▶ [Your task]: Exactly repeat the material, dropping every picture from the copy.

▶ [Data provided]:
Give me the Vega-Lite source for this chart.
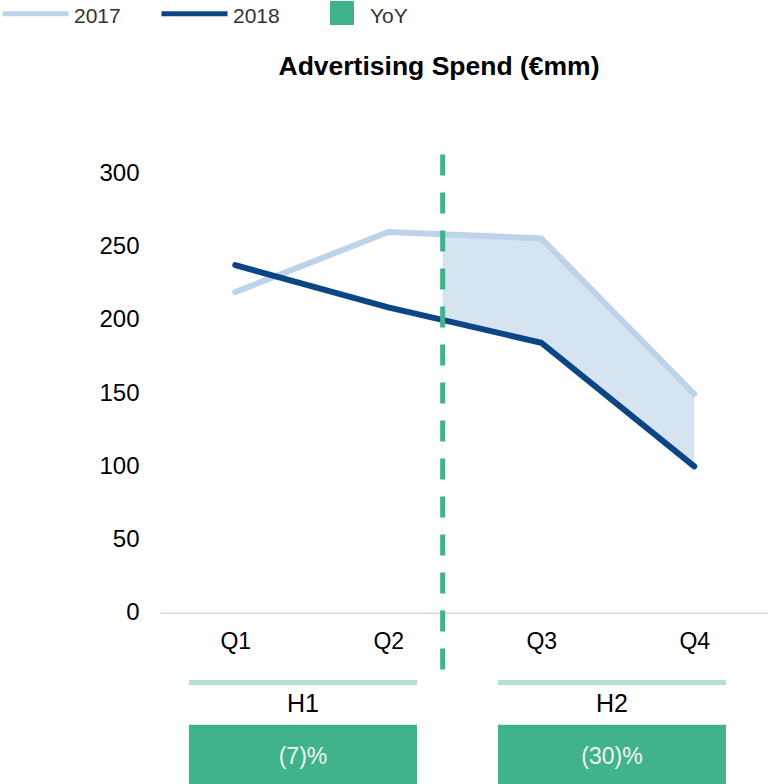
{
  "$schema": "https://vega.github.io/schema/vega-lite/v6.json",
  "width": 608,
  "height": 684,
  "autosize": {"type": "none"},
  "padding": {"left": 160, "top": 100, "right": 0, "bottom": 0},
  "background": "white",
  "config": {
    "view": {"stroke": null},
    "font": "Liberation Sans",
    "axis": {"grid": false, "ticks": false, "domain": false, "title": null}
  },
  "title": {
    "text": "Advertising Spend (€mm)",
    "fontSize": 26.5,
    "fontWeight": "bold",
    "font": "Liberation Sans",
    "color": "#000000",
    "anchor": "middle",
    "frame": "group",
    "dx": -25,
    "baseline": "alphabetic",
    "offset": -123
  },
  "datasets": {
    "spend": [
      {"quarter": 1, "year": "2017", "value": 219},
      {"quarter": 2, "year": "2017", "value": 260},
      {"quarter": 3, "year": "2017", "value": 255.7},
      {"quarter": 4, "year": "2017", "value": 149.4},
      {"quarter": 1, "year": "2018", "value": 237.4},
      {"quarter": 2, "year": "2018", "value": 208.5},
      {"quarter": 3, "year": "2018", "value": 184.4},
      {"quarter": 4, "year": "2018", "value": 100}
    ],
    "gap": [
      {"quarter": 2.3556, "y2017": 259.0, "y2018": 199.9},
      {"quarter": 3, "y2017": 255.7, "y2018": 184.4},
      {"quarter": 4, "y2017": 149.4, "y2018": 100}
    ],
    "halves": [
      {"half": "H1", "start": 0.697, "end": 2.188, "yoy": "(7)%"},
      {"half": "H2", "start": 2.717, "end": 4.207, "yoy": "(30)%"}
    ]
  },
  "layer": [
    {
      "data": {"name": "gap"},
      "mark": {"type": "area", "fill": "#bdd3e9", "fillOpacity": 0.62},
      "encoding": {
        "x": {"field": "quarter", "type": "quantitative", "scale": {"domain": [0.508, 4.482], "nice": false, "zero": false}},
        "y": {"field": "y2017", "type": "quantitative", "scale": {"domain": [-117.0, 350.2], "nice": false, "zero": false}},
        "y2": {"field": "y2018"}
      }
    },
    {
      "data": {"name": "spend"},
      "mark": {"type": "line", "strokeWidth": 6, "strokeCap": "round"},
      "encoding": {
        "x": {
          "field": "quarter", "type": "quantitative",
          "scale": {"domain": [0.508, 4.482], "nice": false, "zero": false},
          "axis": {
            "values": [1, 2, 3, 4],
            "labelExpr": "'Q' + datum.value",
            "offset": -171.3,
            "domain": true,
            "domainColor": "#d9d9d9",
            "domainWidth": 1.5,
            "ticks": false,
            "grid": false,
            "labelFontSize": 23,
            "labelColor": "#000000",
            "labelFont": "Liberation Sans",
            "labelPadding": 18,
            "title": null
          }
        },
        "y": {
          "field": "value", "type": "quantitative",
          "scale": {"domain": [-117.0, 350.2], "nice": false, "zero": false},
          "axis": {
            "values": [0, 50, 100, 150, 200, 250, 300],
            "domain": false,
            "ticks": false,
            "grid": false,
            "labelFontSize": 24,
            "labelColor": "#000000",
            "labelFont": "Liberation Sans",
            "labelPadding": 21,
            "title": null
          }
        },
        "stroke": {
          "field": "year", "type": "nominal",
          "scale": {"domain": ["2017", "2018"], "range": ["#bdd3e9", "#0b4586"]},
          "legend": {
            "orient": "none",
            "legendX": -160,
            "legendY": -122,
            "direction": "horizontal",
            "title": null,
            "symbolType": "stroke",
            "symbolSize": 4356,
            "symbolStrokeWidth": 5,
            "labelFontSize": 21,
            "labelColor": "#333333",
            "labelFont": "Liberation Sans",
            "labelOffset": 3,
            "columnPadding": 30,
            "padding": 0,
            "encode": {"labels": {"update": {"dy": {"value": 3}}}}
          }
        }
      }
    },
    {
      "data": {"values": [{}]},
      "mark": {"type": "rule", "stroke": "#41b38b", "strokeWidth": 5, "strokeDash": [21, 17]},
      "encoding": {
        "x": {"datum": 2.3556, "type": "quantitative"},
        "y": {"datum": 313, "type": "quantitative"},
        "y2": {"datum": -40.3}
      }
    },
    {
      "data": {"name": "halves"},
      "mark": {"type": "rule", "stroke": "#b2e0ce", "strokeWidth": 5},
      "encoding": {
        "x": {"field": "start", "type": "quantitative"},
        "x2": {"field": "end"},
        "y": {"datum": -47.7, "type": "quantitative"}
      }
    },
    {
      "data": {"name": "halves"},
      "transform": [{"calculate": "(datum.start + datum.end) / 2", "as": "mid"}],
      "mark": {"type": "text", "fontSize": 25, "font": "Liberation Sans", "color": "#000000", "baseline": "middle", "align": "center"},
      "encoding": {
        "x": {"field": "mid", "type": "quantitative"},
        "y": {"datum": -62.4, "type": "quantitative"},
        "text": {"field": "half"}
      }
    },
    {
      "data": {"name": "halves"},
      "mark": {"type": "rect"},
      "encoding": {
        "x": {"field": "start", "type": "quantitative"},
        "x2": {"field": "end"},
        "y": {"datum": -76.5, "type": "quantitative"},
        "y2": {"datum": -117},
        "fill": {
          "datum": "YoY", "type": "nominal",
          "scale": {"domain": ["YoY"], "range": ["#41b38b"]},
          "legend": {
            "orient": "none",
            "legendX": 170,
            "legendY": -99,
            "title": null,
            "symbolType": "square",
            "symbolSize": 576,
            "symbolStrokeWidth": 0,
            "labelFontSize": 21,
            "labelColor": "#333333",
            "labelFont": "Liberation Sans",
            "labelOffset": 16,
            "padding": 0,
            "encode": {"labels": {"update": {"dy": {"value": 4}}}}
          }
        }
      }
    },
    {
      "data": {"name": "halves"},
      "transform": [{"calculate": "(datum.start + datum.end) / 2", "as": "mid"}],
      "mark": {"type": "text", "fontSize": 23, "font": "Liberation Sans", "color": "#f4f4f4", "baseline": "middle", "align": "center"},
      "encoding": {
        "x": {"field": "mid", "type": "quantitative"},
        "y": {"datum": -98.6, "type": "quantitative"},
        "text": {"field": "yoy"}
      }
    }
  ]
}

▶ [The answer]:
Give me the Vega-Lite source for this chart.
{
  "$schema": "https://vega.github.io/schema/vega-lite/v6.json",
  "width": 608,
  "height": 684,
  "autosize": {"type": "none"},
  "padding": {"left": 160, "top": 100, "right": 0, "bottom": 0},
  "background": "white",
  "config": {
    "view": {"stroke": null},
    "font": "Liberation Sans",
    "axis": {"grid": false, "ticks": false, "domain": false, "title": null}
  },
  "title": {
    "text": "Advertising Spend (€mm)",
    "fontSize": 26.5,
    "fontWeight": "bold",
    "font": "Liberation Sans",
    "color": "#000000",
    "anchor": "middle",
    "frame": "group",
    "dx": -25,
    "baseline": "alphabetic",
    "offset": -123
  },
  "datasets": {
    "spend": [
      {"quarter": 1, "year": "2017", "value": 219},
      {"quarter": 2, "year": "2017", "value": 260},
      {"quarter": 3, "year": "2017", "value": 255.7},
      {"quarter": 4, "year": "2017", "value": 149.4},
      {"quarter": 1, "year": "2018", "value": 237.4},
      {"quarter": 2, "year": "2018", "value": 208.5},
      {"quarter": 3, "year": "2018", "value": 184.4},
      {"quarter": 4, "year": "2018", "value": 100}
    ],
    "gap": [
      {"quarter": 2.3556, "y2017": 259.0, "y2018": 199.9},
      {"quarter": 3, "y2017": 255.7, "y2018": 184.4},
      {"quarter": 4, "y2017": 149.4, "y2018": 100}
    ],
    "halves": [
      {"half": "H1", "start": 0.697, "end": 2.188, "yoy": "(7)%"},
      {"half": "H2", "start": 2.717, "end": 4.207, "yoy": "(30)%"}
    ]
  },
  "layer": [
    {
      "data": {"name": "gap"},
      "mark": {"type": "area", "fill": "#bdd3e9", "fillOpacity": 0.62},
      "encoding": {
        "x": {"field": "quarter", "type": "quantitative", "scale": {"domain": [0.508, 4.482], "nice": false, "zero": false}},
        "y": {"field": "y2017", "type": "quantitative", "scale": {"domain": [-117.0, 350.2], "nice": false, "zero": false}},
        "y2": {"field": "y2018"}
      }
    },
    {
      "data": {"name": "spend"},
      "mark": {"type": "line", "strokeWidth": 6, "strokeCap": "round"},
      "encoding": {
        "x": {
          "field": "quarter", "type": "quantitative",
          "scale": {"domain": [0.508, 4.482], "nice": false, "zero": false},
          "axis": {
            "values": [1, 2, 3, 4],
            "labelExpr": "'Q' + datum.value",
            "offset": -171.3,
            "domain": true,
            "domainColor": "#d9d9d9",
            "domainWidth": 1.5,
            "ticks": false,
            "grid": false,
            "labelFontSize": 23,
            "labelColor": "#000000",
            "labelFont": "Liberation Sans",
            "labelPadding": 18,
            "title": null
          }
        },
        "y": {
          "field": "value", "type": "quantitative",
          "scale": {"domain": [-117.0, 350.2], "nice": false, "zero": false},
          "axis": {
            "values": [0, 50, 100, 150, 200, 250, 300],
            "domain": false,
            "ticks": false,
            "grid": false,
            "labelFontSize": 24,
            "labelColor": "#000000",
            "labelFont": "Liberation Sans",
            "labelPadding": 21,
            "title": null
          }
        },
        "stroke": {
          "field": "year", "type": "nominal",
          "scale": {"domain": ["2017", "2018"], "range": ["#bdd3e9", "#0b4586"]},
          "legend": {
            "orient": "none",
            "legendX": -160,
            "legendY": -122,
            "direction": "horizontal",
            "title": null,
            "symbolType": "stroke",
            "symbolSize": 4356,
            "symbolStrokeWidth": 5,
            "labelFontSize": 21,
            "labelColor": "#333333",
            "labelFont": "Liberation Sans",
            "labelOffset": 3,
            "columnPadding": 30,
            "padding": 0,
            "encode": {"labels": {"update": {"dy": {"value": 3}}}}
          }
        }
      }
    },
    {
      "data": {"values": [{}]},
      "mark": {"type": "rule", "stroke": "#41b38b", "strokeWidth": 5, "strokeDash": [21, 17]},
      "encoding": {
        "x": {"datum": 2.3556, "type": "quantitative"},
        "y": {"datum": 313, "type": "quantitative"},
        "y2": {"datum": -40.3}
      }
    },
    {
      "data": {"name": "halves"},
      "mark": {"type": "rule", "stroke": "#b2e0ce", "strokeWidth": 5},
      "encoding": {
        "x": {"field": "start", "type": "quantitative"},
        "x2": {"field": "end"},
        "y": {"datum": -47.7, "type": "quantitative"}
      }
    },
    {
      "data": {"name": "halves"},
      "transform": [{"calculate": "(datum.start + datum.end) / 2", "as": "mid"}],
      "mark": {"type": "text", "fontSize": 25, "font": "Liberation Sans", "color": "#000000", "baseline": "middle", "align": "center"},
      "encoding": {
        "x": {"field": "mid", "type": "quantitative"},
        "y": {"datum": -62.4, "type": "quantitative"},
        "text": {"field": "half"}
      }
    },
    {
      "data": {"name": "halves"},
      "mark": {"type": "rect"},
      "encoding": {
        "x": {"field": "start", "type": "quantitative"},
        "x2": {"field": "end"},
        "y": {"datum": -76.5, "type": "quantitative"},
        "y2": {"datum": -117},
        "fill": {
          "datum": "YoY", "type": "nominal",
          "scale": {"domain": ["YoY"], "range": ["#41b38b"]},
          "legend": {
            "orient": "none",
            "legendX": 170,
            "legendY": -99,
            "title": null,
            "symbolType": "square",
            "symbolSize": 576,
            "symbolStrokeWidth": 0,
            "labelFontSize": 21,
            "labelColor": "#333333",
            "labelFont": "Liberation Sans",
            "labelOffset": 16,
            "padding": 0,
            "encode": {"labels": {"update": {"dy": {"value": 4}}}}
          }
        }
      }
    },
    {
      "data": {"name": "halves"},
      "transform": [{"calculate": "(datum.start + datum.end) / 2", "as": "mid"}],
      "mark": {"type": "text", "fontSize": 23, "font": "Liberation Sans", "color": "#f4f4f4", "baseline": "middle", "align": "center"},
      "encoding": {
        "x": {"field": "mid", "type": "quantitative"},
        "y": {"datum": -98.6, "type": "quantitative"},
        "text": {"field": "yoy"}
      }
    }
  ]
}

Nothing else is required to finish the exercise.